The FBI reported on May 6 that it had broken up a possibly deadly domestic "terror attack" when it arrested Buford Rogers in Western Minnesota. After raiding his mobile home in the town of Montevideo, law enforcement found Molotov cocktails, suspected pipe bombs and a Romanian AKM assault rife.
Sources on Monday described Rogers as a "militia type" who had started up Black Snake Militia, a group with strong anti-government leanings. Rogers' targets reportedly included local authorities; he "allegedly talked about wanting to bomb the Montevideo Police Department."
The Minneapolis Star-Tribune described the suspect has having "white supremacist" ties. From the Star-Tribune report:
Several postings on Rogers' Facebook page from June 15, 2011, express his apparent irritation: "The NOW [New World Order] has taken all your freedoms the right to bear arms freedom of speech freedom of the press ..." read one profanity-punctuated message.
You will likely not be surprised that none of Fox News' primetime hosts mentioned the Rogers arrest last night or the looming threat of right-wing extremist violence. That, despite the fact the shows have dedicated countless programming hours in recent weeks to ginning up fear and angst surrounding the terror attack in Boston on Patriot's Day.
Prompted by the arrest of a Muslim suspect, Fox News has spent weeks demonizing Islam by assigning collective blame, as well as targeting Muslims who travel here to study. But yet another far-right, anti-government plot to possibly kill law enforcement officials? At Fox News, that's not a story that draws much concern, especially not from its primetime talkers.
It's true Fox has included a number of on-air mentions about the Minnesota terror news during its daytime programming. But what makes Fox's ho-hum coverage noteworthy is the contrast to its interest in making sweeping generalizations about the Islamic community when terror plots have included Muslims Muslim suspects (or, as we saw with the misguided post-Boston obsession with the "Saudi national," Muslim victims).

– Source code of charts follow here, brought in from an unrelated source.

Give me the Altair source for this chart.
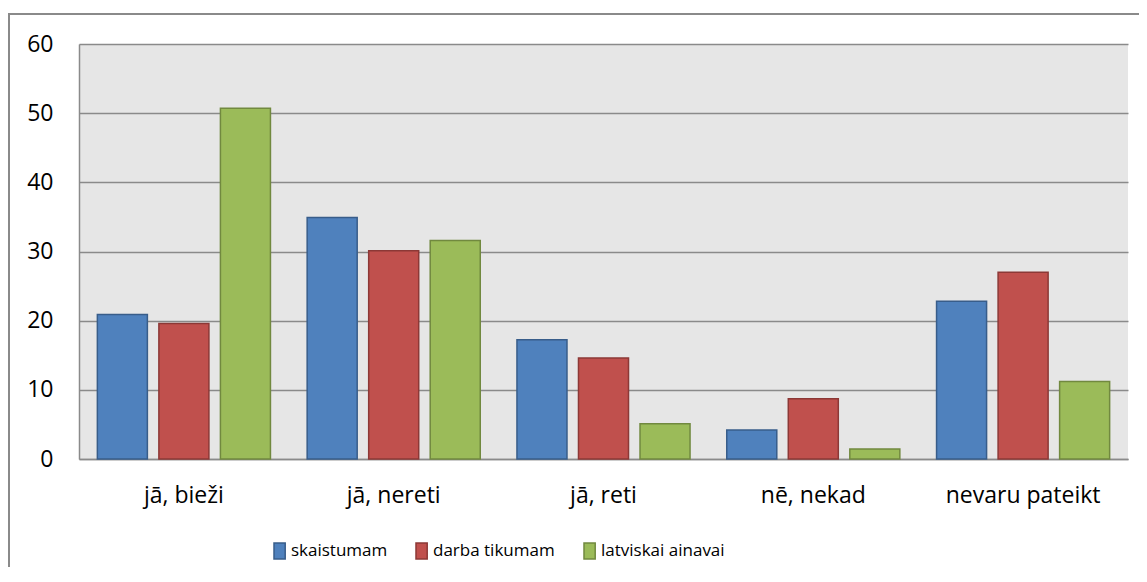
import altair as alt
import pandas as pd

categories = ["jā, bieži", "jā, nereti", "jā, reti", "nē, nekad", "nevaru pateikt"]
series = ["skaistumam", "darba tikumam", "latviskai ainavai"]
skaistumam = [20.9, 34.9, 17.25, 4.2, 22.8]
darba_tikumam = [19.6, 30.1, 14.6, 8.7, 27.0]
latviskai_ainavai = [50.7, 31.6, 5.1, 1.45, 11.2]
y_ticks = [0, 10, 20, 30, 40, 50, 60]

fills = ["#4F81BD", "#C0504D", "#9BBB59"]
strokes = ["#385D8A", "#8C3836", "#71893F"]

rows = []
for s, vals in zip(series, [skaistumam, darba_tikumam, latviskai_ainavai]):
    for c, v in zip(categories, vals):
        rows.append({"category": c, "series": s, "value": v})
df = pd.DataFrame(rows)

FONT = "Open Sans"
GRAY = "#8a8a8a"

legend_cfg = dict(title=None, orient="none", direction="horizontal",
                  legendX=191.6, legendY=498,
                  labelFont=FONT, labelFontSize=17, labelColor="#000000",
                  symbolType="M-0.7,-1H0.7V1H-0.7Z", symbolSize=256,
                  symbolStrokeWidth=1.5, labelOffset=2.4,
                  columnPadding=25, padding=0)

bars = alt.Chart(df).mark_bar(strokeWidth=1.5).encode(
    x=alt.X("category:N", sort=categories,
            scale=alt.Scale(paddingInner=0.175, paddingOuter=0.0875),
            axis=alt.Axis(title=None, labelAngle=0, labelFont=FONT, labelFontSize=23,
                          labelColor="#000000", ticks=False, tickSize=0, labelPadding=25,
                          domainColor=GRAY, domainWidth=1.5, grid=False)),
    xOffset=alt.XOffset("series:N", sort=series,
                        scale=alt.Scale(paddingInner=0.187, paddingOuter=0)),
    y=alt.Y("value:Q", scale=alt.Scale(domain=[0, 60], nice=False),
            axis=alt.Axis(title=None, values=y_ticks, labelFont=FONT, labelFontSize=23,
                          labelColor="#000000", ticks=False, tickSize=0, labelPadding=26,
                          domainColor=GRAY, domainWidth=1.5, gridColor=GRAY, gridWidth=1.5)),
    color=alt.Color("series:N", sort=series,
                    scale=alt.Scale(domain=series, range=fills),
                    legend=alt.Legend(**legend_cfg)),
    stroke=alt.Stroke("series:N", sort=series,
                      scale=alt.Scale(domain=series, range=strokes),
                      legend=alt.Legend(**legend_cfg)),
)

border_top = alt.Chart(df).mark_rule(stroke=GRAY, strokeWidth=1.5).encode(
    x=alt.value(-70), x2=alt.value(1060), y=alt.value(-30)
)
border_left = alt.Chart(df).mark_rect(fill=GRAY, stroke=None).encode(
    x=alt.value(-70.75), x2=alt.value(-69.25), y=alt.value(-30.75), y2=alt.value(523)
)

chart = alt.layer(border_top, border_left, bars).properties(
    width=1049, height=415,
    autosize=alt.AutoSizeParams(type="none"),
    padding={"left": 71, "top": 36, "right": 11, "bottom": 108},
    background="white",
).configure_view(fill="#E6E6E6", stroke=None)

chart.save("out.html", embed_options={"renderer": "svg", "actions": False})
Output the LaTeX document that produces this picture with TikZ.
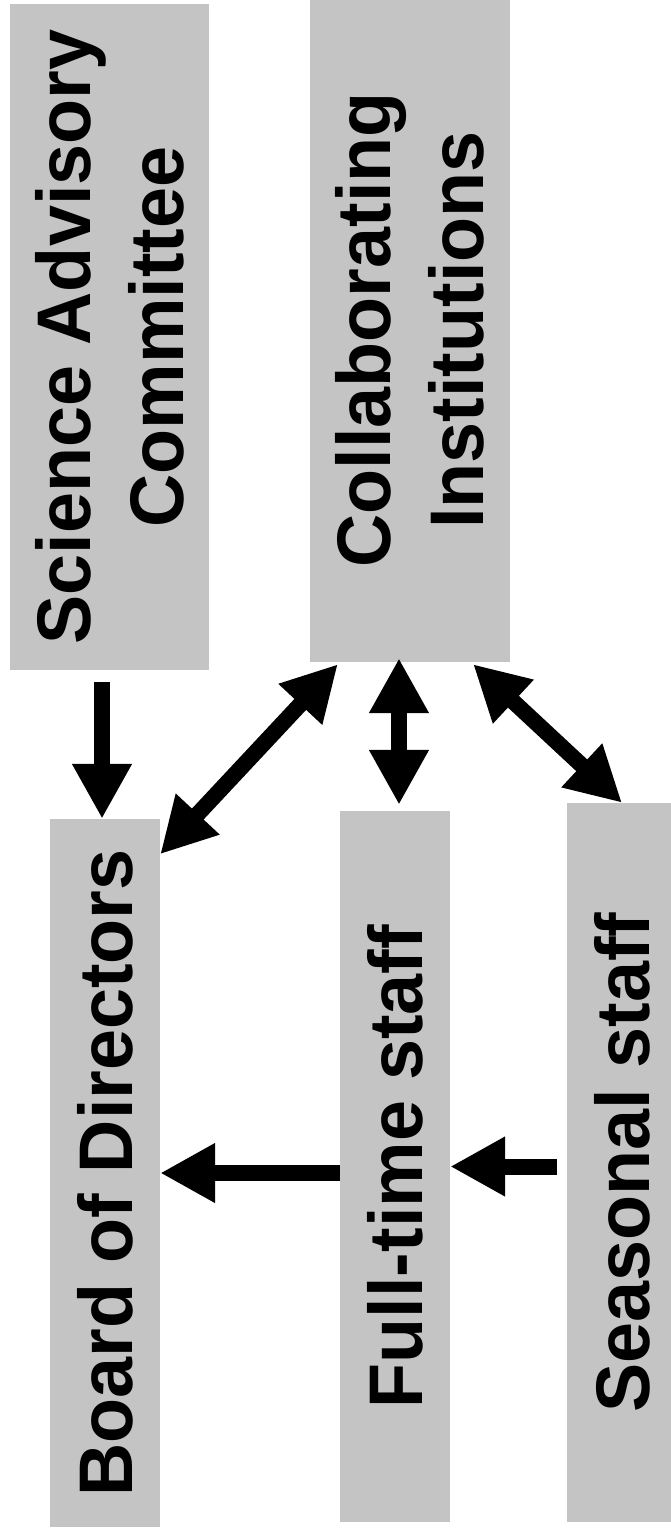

It was a Fox talker who suggested in the wake of the Boston terror attacks that American mosques be bugged and other Constitutional rights for Muslims be eliminated. And it was on Fox that viewers were recently told, "not all Muslims are terrorists, but all terrorist are Muslims."
When it comes to allegations of another right-wing extremist terror plot, Fox News is not in a rush to affix collective blame even though the list of far-right, anti-government terror plots, as well as acts of political violence in the form of attacks on women's health clinics, has become quite long in recent years. (Think Progress: "Fifty-six percent of domestic terrorist attacks and plots in the U.S. since 1995 have been perpetrated by right-wing extremists.")
Note to Fox News: The anti-government terror arrest in Minnesota was hardly an isolated event.